[Challenge]:
Starting with the first line below, extract each line through the one that contains "const c14Min = 1400, c14Max = 1800;", inclusive, excluding pictures.

++++++

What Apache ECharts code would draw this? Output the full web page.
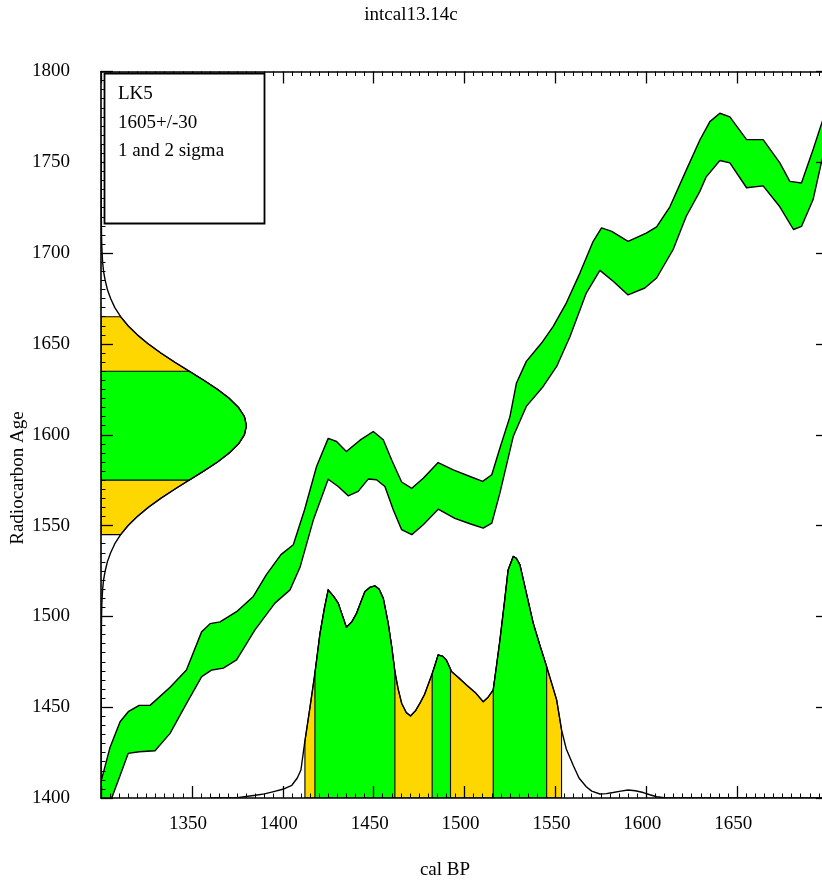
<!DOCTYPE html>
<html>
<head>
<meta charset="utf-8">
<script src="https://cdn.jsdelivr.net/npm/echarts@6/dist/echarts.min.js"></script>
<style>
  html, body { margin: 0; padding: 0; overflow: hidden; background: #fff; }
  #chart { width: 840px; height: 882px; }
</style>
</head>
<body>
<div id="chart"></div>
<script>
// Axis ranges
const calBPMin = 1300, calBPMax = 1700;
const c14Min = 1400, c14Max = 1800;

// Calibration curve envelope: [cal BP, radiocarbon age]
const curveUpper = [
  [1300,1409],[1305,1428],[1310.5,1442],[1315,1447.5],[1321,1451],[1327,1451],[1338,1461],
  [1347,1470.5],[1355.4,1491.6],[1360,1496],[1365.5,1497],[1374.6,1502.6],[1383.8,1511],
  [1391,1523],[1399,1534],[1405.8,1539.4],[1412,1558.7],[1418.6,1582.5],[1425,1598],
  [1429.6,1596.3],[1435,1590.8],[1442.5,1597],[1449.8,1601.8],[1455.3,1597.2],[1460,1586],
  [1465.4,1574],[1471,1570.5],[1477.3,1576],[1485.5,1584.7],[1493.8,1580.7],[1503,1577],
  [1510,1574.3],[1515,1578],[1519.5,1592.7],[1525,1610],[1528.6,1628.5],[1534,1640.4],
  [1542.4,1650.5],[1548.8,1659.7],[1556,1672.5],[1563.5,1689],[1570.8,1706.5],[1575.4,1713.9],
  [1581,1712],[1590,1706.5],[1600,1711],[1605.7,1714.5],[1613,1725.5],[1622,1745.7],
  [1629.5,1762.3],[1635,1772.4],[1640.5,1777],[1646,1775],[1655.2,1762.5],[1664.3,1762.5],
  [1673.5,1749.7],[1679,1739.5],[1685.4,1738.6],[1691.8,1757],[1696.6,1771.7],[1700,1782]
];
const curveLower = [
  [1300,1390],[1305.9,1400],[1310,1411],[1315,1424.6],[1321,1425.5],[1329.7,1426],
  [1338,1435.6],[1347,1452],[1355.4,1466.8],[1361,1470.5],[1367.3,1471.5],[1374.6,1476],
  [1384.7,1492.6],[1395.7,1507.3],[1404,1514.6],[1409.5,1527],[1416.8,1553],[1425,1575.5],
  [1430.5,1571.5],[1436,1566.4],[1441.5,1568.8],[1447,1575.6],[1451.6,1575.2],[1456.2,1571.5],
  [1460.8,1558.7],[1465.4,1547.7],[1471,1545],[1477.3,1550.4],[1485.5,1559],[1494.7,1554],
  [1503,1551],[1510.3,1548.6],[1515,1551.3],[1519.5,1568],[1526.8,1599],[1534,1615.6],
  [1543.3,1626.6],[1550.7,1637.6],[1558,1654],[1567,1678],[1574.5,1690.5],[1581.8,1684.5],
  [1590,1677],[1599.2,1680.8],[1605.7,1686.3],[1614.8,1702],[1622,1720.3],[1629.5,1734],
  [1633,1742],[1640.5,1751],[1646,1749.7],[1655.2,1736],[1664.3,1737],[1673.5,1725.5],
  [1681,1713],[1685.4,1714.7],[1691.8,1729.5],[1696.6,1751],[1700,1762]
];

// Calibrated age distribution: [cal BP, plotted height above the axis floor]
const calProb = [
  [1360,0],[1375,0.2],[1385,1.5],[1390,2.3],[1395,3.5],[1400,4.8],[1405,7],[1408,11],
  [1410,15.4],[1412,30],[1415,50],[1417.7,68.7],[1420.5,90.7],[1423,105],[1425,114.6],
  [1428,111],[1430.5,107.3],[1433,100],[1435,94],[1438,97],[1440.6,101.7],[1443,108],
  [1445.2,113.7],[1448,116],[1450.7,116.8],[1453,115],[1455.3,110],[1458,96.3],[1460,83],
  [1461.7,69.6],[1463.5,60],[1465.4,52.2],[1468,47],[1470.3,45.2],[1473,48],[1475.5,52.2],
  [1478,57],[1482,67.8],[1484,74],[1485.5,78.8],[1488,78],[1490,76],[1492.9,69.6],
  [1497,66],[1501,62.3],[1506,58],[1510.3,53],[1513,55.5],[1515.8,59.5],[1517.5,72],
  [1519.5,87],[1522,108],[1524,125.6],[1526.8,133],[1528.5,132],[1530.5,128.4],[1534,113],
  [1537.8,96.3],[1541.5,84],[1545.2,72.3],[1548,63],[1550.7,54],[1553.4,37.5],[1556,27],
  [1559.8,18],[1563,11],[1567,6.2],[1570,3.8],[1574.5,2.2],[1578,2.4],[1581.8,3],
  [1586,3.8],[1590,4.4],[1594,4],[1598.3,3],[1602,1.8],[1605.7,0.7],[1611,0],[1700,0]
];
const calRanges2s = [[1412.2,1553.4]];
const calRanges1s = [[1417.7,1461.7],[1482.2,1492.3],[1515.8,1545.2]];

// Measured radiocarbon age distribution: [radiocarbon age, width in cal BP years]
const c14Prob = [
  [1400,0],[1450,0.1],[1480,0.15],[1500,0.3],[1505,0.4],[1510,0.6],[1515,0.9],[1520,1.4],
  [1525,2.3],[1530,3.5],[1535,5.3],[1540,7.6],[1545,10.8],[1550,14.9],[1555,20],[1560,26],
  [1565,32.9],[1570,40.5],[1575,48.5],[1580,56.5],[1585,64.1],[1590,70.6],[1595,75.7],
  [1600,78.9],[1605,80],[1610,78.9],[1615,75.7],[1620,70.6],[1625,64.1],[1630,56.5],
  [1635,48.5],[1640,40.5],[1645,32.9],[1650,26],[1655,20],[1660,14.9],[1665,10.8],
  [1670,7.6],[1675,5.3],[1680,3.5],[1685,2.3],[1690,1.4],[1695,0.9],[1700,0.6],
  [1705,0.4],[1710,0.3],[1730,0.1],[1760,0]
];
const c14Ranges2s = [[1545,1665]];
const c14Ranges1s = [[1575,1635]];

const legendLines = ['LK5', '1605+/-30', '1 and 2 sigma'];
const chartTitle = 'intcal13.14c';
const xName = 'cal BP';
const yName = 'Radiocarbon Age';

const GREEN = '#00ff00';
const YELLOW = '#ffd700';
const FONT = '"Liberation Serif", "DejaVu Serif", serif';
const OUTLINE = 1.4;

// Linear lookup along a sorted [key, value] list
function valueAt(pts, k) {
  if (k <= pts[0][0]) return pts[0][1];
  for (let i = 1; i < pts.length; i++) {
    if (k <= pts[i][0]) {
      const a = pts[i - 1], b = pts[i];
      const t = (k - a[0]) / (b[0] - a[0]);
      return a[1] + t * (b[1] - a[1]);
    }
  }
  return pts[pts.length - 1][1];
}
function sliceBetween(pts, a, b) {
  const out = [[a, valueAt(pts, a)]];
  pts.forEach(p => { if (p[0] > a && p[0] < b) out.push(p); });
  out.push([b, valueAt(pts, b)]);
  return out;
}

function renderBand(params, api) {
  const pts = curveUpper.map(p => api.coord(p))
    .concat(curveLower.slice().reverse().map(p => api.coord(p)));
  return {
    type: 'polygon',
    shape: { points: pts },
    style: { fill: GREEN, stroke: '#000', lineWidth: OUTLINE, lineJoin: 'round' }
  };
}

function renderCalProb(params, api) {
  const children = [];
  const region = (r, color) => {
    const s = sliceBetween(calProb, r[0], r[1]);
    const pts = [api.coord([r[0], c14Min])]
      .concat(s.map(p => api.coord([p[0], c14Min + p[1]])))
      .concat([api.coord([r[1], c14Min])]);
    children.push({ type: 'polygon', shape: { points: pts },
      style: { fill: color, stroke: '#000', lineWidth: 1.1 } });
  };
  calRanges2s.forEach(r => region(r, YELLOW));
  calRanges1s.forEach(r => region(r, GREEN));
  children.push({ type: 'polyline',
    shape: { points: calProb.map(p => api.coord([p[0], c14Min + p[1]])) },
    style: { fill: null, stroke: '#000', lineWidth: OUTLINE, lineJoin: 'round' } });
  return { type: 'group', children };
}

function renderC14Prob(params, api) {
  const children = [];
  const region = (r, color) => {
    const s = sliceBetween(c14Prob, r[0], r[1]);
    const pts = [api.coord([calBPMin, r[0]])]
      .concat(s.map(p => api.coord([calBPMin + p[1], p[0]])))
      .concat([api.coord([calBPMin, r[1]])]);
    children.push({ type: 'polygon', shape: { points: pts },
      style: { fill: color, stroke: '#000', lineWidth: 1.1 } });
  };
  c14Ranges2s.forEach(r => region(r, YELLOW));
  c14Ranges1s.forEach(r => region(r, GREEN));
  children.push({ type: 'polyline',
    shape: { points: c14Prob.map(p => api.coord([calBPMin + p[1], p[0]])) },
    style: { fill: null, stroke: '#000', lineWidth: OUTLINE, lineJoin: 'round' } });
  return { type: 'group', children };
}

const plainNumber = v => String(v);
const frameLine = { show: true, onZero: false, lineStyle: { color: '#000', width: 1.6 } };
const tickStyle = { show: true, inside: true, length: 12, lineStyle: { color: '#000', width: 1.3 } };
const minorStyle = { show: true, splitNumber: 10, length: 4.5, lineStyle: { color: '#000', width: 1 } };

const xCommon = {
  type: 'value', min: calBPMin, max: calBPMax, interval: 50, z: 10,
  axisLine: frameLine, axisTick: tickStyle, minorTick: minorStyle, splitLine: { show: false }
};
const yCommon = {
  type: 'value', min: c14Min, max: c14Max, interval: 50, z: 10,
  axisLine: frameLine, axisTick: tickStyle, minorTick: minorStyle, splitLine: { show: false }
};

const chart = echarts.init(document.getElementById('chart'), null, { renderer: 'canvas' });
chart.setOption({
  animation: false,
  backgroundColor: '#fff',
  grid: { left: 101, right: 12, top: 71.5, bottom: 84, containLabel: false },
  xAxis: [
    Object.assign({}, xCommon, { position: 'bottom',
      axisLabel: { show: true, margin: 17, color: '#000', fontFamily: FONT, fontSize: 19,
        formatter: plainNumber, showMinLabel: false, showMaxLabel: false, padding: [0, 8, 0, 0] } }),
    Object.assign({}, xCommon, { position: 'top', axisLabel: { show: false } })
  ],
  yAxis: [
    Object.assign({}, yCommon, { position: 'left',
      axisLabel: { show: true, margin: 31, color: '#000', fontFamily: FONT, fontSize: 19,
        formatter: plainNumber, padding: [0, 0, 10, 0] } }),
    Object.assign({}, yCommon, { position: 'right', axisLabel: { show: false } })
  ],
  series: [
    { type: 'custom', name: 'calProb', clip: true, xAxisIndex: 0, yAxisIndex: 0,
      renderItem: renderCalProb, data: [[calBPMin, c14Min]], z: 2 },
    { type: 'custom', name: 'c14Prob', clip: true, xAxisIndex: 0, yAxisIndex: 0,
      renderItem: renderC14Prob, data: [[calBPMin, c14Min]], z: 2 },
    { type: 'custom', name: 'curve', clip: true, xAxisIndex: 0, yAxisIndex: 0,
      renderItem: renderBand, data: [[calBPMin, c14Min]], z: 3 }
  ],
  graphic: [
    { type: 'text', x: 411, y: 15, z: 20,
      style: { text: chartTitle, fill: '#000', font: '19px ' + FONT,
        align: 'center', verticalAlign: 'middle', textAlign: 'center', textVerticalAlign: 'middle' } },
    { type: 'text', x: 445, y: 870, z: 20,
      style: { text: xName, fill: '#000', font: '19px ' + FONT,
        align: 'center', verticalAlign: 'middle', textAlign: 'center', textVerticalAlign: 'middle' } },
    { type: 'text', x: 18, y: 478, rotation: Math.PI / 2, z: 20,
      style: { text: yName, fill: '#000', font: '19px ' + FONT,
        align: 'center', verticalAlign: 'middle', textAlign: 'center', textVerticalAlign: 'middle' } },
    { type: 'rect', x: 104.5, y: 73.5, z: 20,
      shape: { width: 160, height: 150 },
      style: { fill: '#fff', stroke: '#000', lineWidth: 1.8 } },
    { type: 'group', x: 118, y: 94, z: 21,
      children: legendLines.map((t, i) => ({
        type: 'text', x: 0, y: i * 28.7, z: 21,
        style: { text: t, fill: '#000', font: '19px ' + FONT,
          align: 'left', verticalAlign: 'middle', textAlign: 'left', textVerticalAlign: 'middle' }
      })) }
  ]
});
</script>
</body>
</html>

++++++

[Written response]:
What Apache ECharts code would draw this? Output the full web page.
<!DOCTYPE html>
<html>
<head>
<meta charset="utf-8">
<script src="https://cdn.jsdelivr.net/npm/echarts@6/dist/echarts.min.js"></script>
<style>
  html, body { margin: 0; padding: 0; overflow: hidden; background: #fff; }
  #chart { width: 840px; height: 882px; }
</style>
</head>
<body>
<div id="chart"></div>
<script>
// Axis ranges
const calBPMin = 1300, calBPMax = 1700;
const c14Min = 1400, c14Max = 1800;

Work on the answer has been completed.